• SET PROBLEM: From the first line of the data below through the line bearing "i) => +(i * 0.01).toFixed(2));", reproduce each line exactly; do not include pictures.

**** INFORMATION SHOWN ****

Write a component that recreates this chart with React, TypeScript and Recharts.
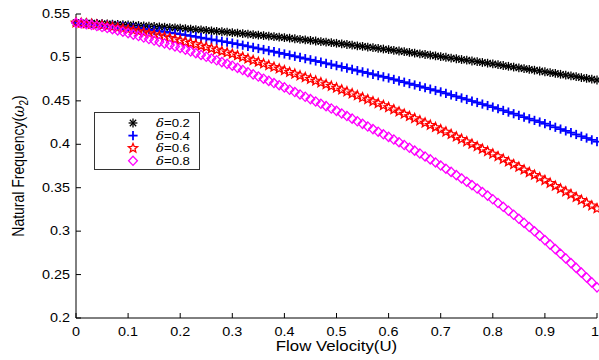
import { LineChart, Line, XAxis, YAxis, Legend } from "recharts";

// flow velocity grid (U), step 0.01
const velocity = Array.from({ length: 101 }, (_, i) => +(i * 0.01).toFixed(2));

// natural frequency ω2, one value per velocity step
const delta02 = [
  0.5400, 0.5398, 0.5396, 0.5394, 0.5391, 0.5388, 0.5386, 0.5383, 0.5380, 0.5378,
  0.5375, 0.5371, 0.5367, 0.5363, 0.5359, 0.5356, 0.5352, 0.5348, 0.5344, 0.5340,
  0.5336, 0.5331, 0.5326, 0.5321, 0.5316, 0.5311, 0.5306, 0.5301, 0.5296, 0.5291,
  0.5286, 0.5280, 0.5275, 0.5269, 0.5263, 0.5257, 0.5251, 0.5246, 0.5240, 0.5234,
  0.5228, 0.5222, 0.5215, 0.5209, 0.5202, 0.5196, 0.5189, 0.5183, 0.5176, 0.5170,
  0.5163, 0.5156, 0.5149, 0.5141, 0.5134, 0.5127, 0.5119, 0.5112, 0.5105, 0.5097,
  0.5090, 0.5082, 0.5074, 0.5066, 0.5058, 0.5050, 0.5042, 0.5034, 0.5026, 0.5018,
  0.5010, 0.5002, 0.4993, 0.4985, 0.4976, 0.4968, 0.4959, 0.4951, 0.4942, 0.4934,
  0.4925, 0.4916, 0.4907, 0.4898, 0.4889, 0.4880, 0.4871, 0.4862, 0.4853, 0.4844,
  0.4835, 0.4826, 0.4816, 0.4806, 0.4797, 0.4788, 0.4778, 0.4768, 0.4759, 0.4750,
  0.4740,
];

const delta04 = [
  0.5400, 0.5398, 0.5395, 0.5391, 0.5387, 0.5382, 0.5377, 0.5371, 0.5365, 0.5359,
  0.5352, 0.5344, 0.5336, 0.5328, 0.5319, 0.5311, 0.5303, 0.5294, 0.5285, 0.5277,
  0.5268, 0.5258, 0.5248, 0.5238, 0.5227, 0.5217, 0.5207, 0.5196, 0.5186, 0.5176,
  0.5165, 0.5153, 0.5141, 0.5128, 0.5116, 0.5103, 0.5091, 0.5078, 0.5066, 0.5053,
  0.5040, 0.5027, 0.5013, 0.5000, 0.4986, 0.4973, 0.4959, 0.4946, 0.4932, 0.4919,
  0.4905, 0.4891, 0.4877, 0.4863, 0.4848, 0.4834, 0.4820, 0.4806, 0.4791, 0.4777,
  0.4763, 0.4747, 0.4731, 0.4715, 0.4699, 0.4683, 0.4667, 0.4651, 0.4635, 0.4619,
  0.4603, 0.4586, 0.4568, 0.4551, 0.4533, 0.4516, 0.4498, 0.4481, 0.4463, 0.4446,
  0.4428, 0.4409, 0.4390, 0.4371, 0.4352, 0.4333, 0.4313, 0.4294, 0.4275, 0.4256,
  0.4237, 0.4216, 0.4196, 0.4175, 0.4154, 0.4134, 0.4113, 0.4092, 0.4072, 0.4051,
  0.4030,
];

const delta06 = [
  0.5400, 0.5395, 0.5389, 0.5383, 0.5376, 0.5369, 0.5361, 0.5352, 0.5343, 0.5333,
  0.5322, 0.5311, 0.5300, 0.5288, 0.5276, 0.5263, 0.5250, 0.5237, 0.5223, 0.5209,
  0.5195, 0.5180, 0.5165, 0.5150, 0.5134, 0.5118, 0.5103, 0.5087, 0.5071, 0.5056,
  0.5040, 0.5022, 0.5004, 0.4985, 0.4966, 0.4947, 0.4928, 0.4909, 0.4889, 0.4870,
  0.4850, 0.4830, 0.4810, 0.4790, 0.4770, 0.4750, 0.4730, 0.4710, 0.4690, 0.4670,
  0.4650, 0.4628, 0.4606, 0.4583, 0.4561, 0.4538, 0.4516, 0.4493, 0.4471, 0.4448,
  0.4425, 0.4400, 0.4375, 0.4349, 0.4323, 0.4298, 0.4272, 0.4247, 0.4221, 0.4196,
  0.4170, 0.4143, 0.4115, 0.4087, 0.4059, 0.4031, 0.4003, 0.3975, 0.3946, 0.3918,
  0.3890, 0.3860, 0.3829, 0.3799, 0.3768, 0.3738, 0.3707, 0.3677, 0.3646, 0.3616,
  0.3585, 0.3553, 0.3520, 0.3488, 0.3455, 0.3423, 0.3390, 0.3358, 0.3325, 0.3293,
  0.3260,
];

const delta08 = [
  0.5400, 0.5392, 0.5383, 0.5373, 0.5362, 0.5350, 0.5338, 0.5325, 0.5311, 0.5296,
  0.5280, 0.5263, 0.5246, 0.5229, 0.5212, 0.5195, 0.5178, 0.5161, 0.5144, 0.5127,
  0.5110, 0.5090, 0.5070, 0.5049, 0.5029, 0.5008, 0.4987, 0.4967, 0.4946, 0.4926,
  0.4905, 0.4880, 0.4855, 0.4830, 0.4805, 0.4780, 0.4755, 0.4730, 0.4705, 0.4680,
  0.4655, 0.4628, 0.4601, 0.4574, 0.4547, 0.4520, 0.4493, 0.4466, 0.4439, 0.4412,
  0.4385, 0.4355, 0.4325, 0.4295, 0.4265, 0.4235, 0.4205, 0.4175, 0.4145, 0.4115,
  0.4085, 0.4055, 0.4024, 0.3992, 0.3960, 0.3927, 0.3894, 0.3860, 0.3826, 0.3791,
  0.3755, 0.3719, 0.3682, 0.3645, 0.3607, 0.3569, 0.3530, 0.3490, 0.3450, 0.3409,
  0.3367, 0.3324, 0.3280, 0.3235, 0.3189, 0.3142, 0.3095, 0.3047, 0.2998, 0.2948,
  0.2897, 0.2845, 0.2793, 0.2740, 0.2686, 0.2632, 0.2577, 0.2522, 0.2466, 0.2410,
  0.2353,
];

const seriesNames = ["0.2", "0.4", "0.6", "0.8"];
const xTicks = [0, 0.1, 0.2, 0.3, 0.4, 0.5, 0.6, 0.7, 0.8, 0.9, 1];
const yTicks = [0.2, 0.25, 0.3, 0.35, 0.4, 0.45, 0.5, 0.55];

const data = velocity.map((u, i) => ({
  u,
  d02: delta02[i],
  d04: delta04[i],
  d06: delta06[i],
  d08: delta08[i],
}));

const FONT = '"Liberation Sans", Arial, Helvetica, sans-serif';
const AXIS = "#000";

function Asterisk({ cx, cy, color }: any) {
  const r = 4.4;
  const d = r * 0.72;
  return (
    <g stroke={color} strokeWidth={1.3}>
      <line x1={cx - r} y1={cy} x2={cx + r} y2={cy} />
      <line x1={cx} y1={cy - r} x2={cx} y2={cy + r} />
      <line x1={cx - d} y1={cy - d} x2={cx + d} y2={cy + d} />
      <line x1={cx - d} y1={cy + d} x2={cx + d} y2={cy - d} />
    </g>
  );
}

function Plus({ cx, cy, color }: any) {
  const r = 4.6;
  return (
    <g stroke={color} strokeWidth={1.8}>
      <line x1={cx - r} y1={cy} x2={cx + r} y2={cy} />
      <line x1={cx} y1={cy - r} x2={cx} y2={cy + r} />
    </g>
  );
}

function Pentagram({ cx, cy, color }: any) {
  const outer = 4.8;
  const inner = 2.1;
  const pts: string[] = [];
  for (let k = 0; k < 10; k++) {
    const r = k % 2 === 0 ? outer : inner;
    const a = -Math.PI / 2 + (k * Math.PI) / 5;
    pts.push(`${cx + r * Math.cos(a)},${cy + r * Math.sin(a)}`);
  }
  return <polygon points={pts.join(" ")} fill="none" stroke={color} strokeWidth={1.3} />;
}

function Diamond({ cx, cy, color }: any) {
  const w = 4.4;
  const h = 4.6;
  return (
    <path
      d={`M${cx},${cy - h}L${cx + w},${cy}L${cx},${cy + h}L${cx - w},${cy}Z`}
      fill="none"
      stroke={color}
      strokeWidth={1.3}
    />
  );
}

const series = [
  { key: "d02", color: "#000000", Marker: Asterisk },
  { key: "d04", color: "#0000ff", Marker: Plus },
  { key: "d06", color: "#ff0000", Marker: Pentagram },
  { key: "d08", color: "#ff00ff", Marker: Diamond },
];

const BottomTick = ({ x, y, payload, index }: any) => {
  const last = index === xTicks.length - 1;
  return (
    <g>
      <line x1={x} x2={x} y1={y} y2={y - 5} stroke={AXIS} />
      <text
        transform={`translate(${last ? x + 2 : x},${y + 18}) scale(1.2,1)`}
        textAnchor={last ? "end" : "middle"}
        fontSize={12}
        fontFamily={FONT}
        fill="#000"
      >
        {payload.value}
      </text>
    </g>
  );
};

const LeftTick = ({ x, y, payload }: any) => (
  <g>
    <line x1={x} x2={x + 5} y1={y} y2={y} stroke={AXIS} />
    <text
      transform={`translate(${x - 6},${y + 4}) scale(1.2,1)`}
      textAnchor="end"
      fontSize={12}
      fontFamily={FONT}
      fill="#000"
    >
      {payload.value}
    </text>
  </g>
);

const TopTick = ({ x, y }: any) => <line x1={x} x2={x} y1={y} y2={y + 5} stroke={AXIS} />;
const RightTick = ({ x, y }: any) => <line x1={x} x2={x - 5} y1={y} y2={y} stroke={AXIS} />;

const renderXTitle = ({ viewBox }: any) => (
  <text
    transform={`translate(${viewBox.x + viewBox.width / 2},${viewBox.y + 33}) scale(1.2,1)`}
    textAnchor="middle"
    fontSize={14}
    fontFamily={FONT}
    fill="#000"
  >
    Flow Velocity(U)
  </text>
);

const renderYTitle = ({ viewBox }: any) => (
  <text
    transform={`translate(${viewBox.x + 24},${viewBox.y + viewBox.height / 2}) scale(1.2,1) rotate(-90)`}
    textAnchor="middle"
    fontSize={14}
    fontFamily={FONT}
    fill="#000"
  >
    Natural Frequency(
    <tspan fontStyle="italic" fontFamily="DejaVu Serif, serif">ω</tspan>
    <tspan fontSize={10} dy={3}>2</tspan>
    <tspan dy={-3}>)</tspan>
  </text>
);

const LegendBox = () => (
  <svg width={106} height={58} style={{ display: "block" }}>
    <rect x={0.5} y={0.5} width={105} height={57} fill="#fff" stroke="#333" />
    {series.map((s, i) => {
      const cy = 11 + i * 12.6;
      const M = s.Marker;
      return (
        <g key={s.key}>
          <M cx={39} cy={cy} color={s.color} />
          <text
            transform={`translate(62,${cy + 4}) scale(1.2,1)`}
            fontSize={11}
            fontFamily={FONT}
            fill="#000"
          >
            <tspan fontStyle="italic" fontFamily="DejaVu Serif, serif">δ</tspan>
            {"=" + seriesNames[i]}
          </text>
        </g>
      );
    })}
  </svg>
);

export default function App() {
  return (
    <div style={{ position: "absolute", left: 0, top: 0, width: 599, height: 360, background: "#fff" }}>
      <LineChart width={599} height={360} data={data} margin={{ top: 14, right: 2, bottom: 0, left: 0 }}>
        <XAxis
          dataKey="u"
          type="number"
          domain={[0, 1]}
          ticks={xTicks}
          interval={0}
          height={42}
          tickSize={0}
          tickMargin={0}
          tick={<BottomTick />}
          axisLine={{ stroke: AXIS }}
          label={renderXTitle}
        />
        <XAxis
          xAxisId="top"
          orientation="top"
          dataKey="u"
          type="number"
          domain={[0, 1]}
          ticks={xTicks}
          interval={0}
          height={0}
          tickSize={0}
          tickMargin={0}
          tick={<TopTick />}
          axisLine={{ stroke: AXIS }}
        />
        <YAxis
          type="number"
          domain={[0.2, 0.55]}
          ticks={yTicks}
          interval={0}
          width={76}
          tickSize={0}
          tickMargin={0}
          tick={<LeftTick />}
          axisLine={{ stroke: AXIS }}
          label={renderYTitle}
        />
        <YAxis
          yAxisId="right"
          orientation="right"
          type="number"
          domain={[0.2, 0.55]}
          ticks={yTicks}
          interval={0}
          width={0}
          tickSize={0}
          tickMargin={0}
          tick={<RightTick />}
          axisLine={{ stroke: AXIS }}
        />
        <Legend
          layout="vertical"
          align="center"
          verticalAlign="middle"
          content={<LegendBox />}
          wrapperStyle={{ left: 94, top: 112, width: 106, height: 58 }}
        />
        {series.map((s) => (
          <Line
            key={s.key}
            dataKey={s.key}
            stroke="none"
            isAnimationActive={false}
            activeDot={false}
            dot={(p: any) => <s.Marker key={p.index} cx={p.cx} cy={p.cy} color={s.color} />}
          />
        ))}
      </LineChart>
    </div>
  );
}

****

• SOLVED PROBLEM:
Write a component that recreates this chart with React, TypeScript and Recharts.
import { LineChart, Line, XAxis, YAxis, Legend } from "recharts";

// flow velocity grid (U), step 0.01
const velocity = Array.from({ length: 101 }, (_, i) => +(i * 0.01).toFixed(2));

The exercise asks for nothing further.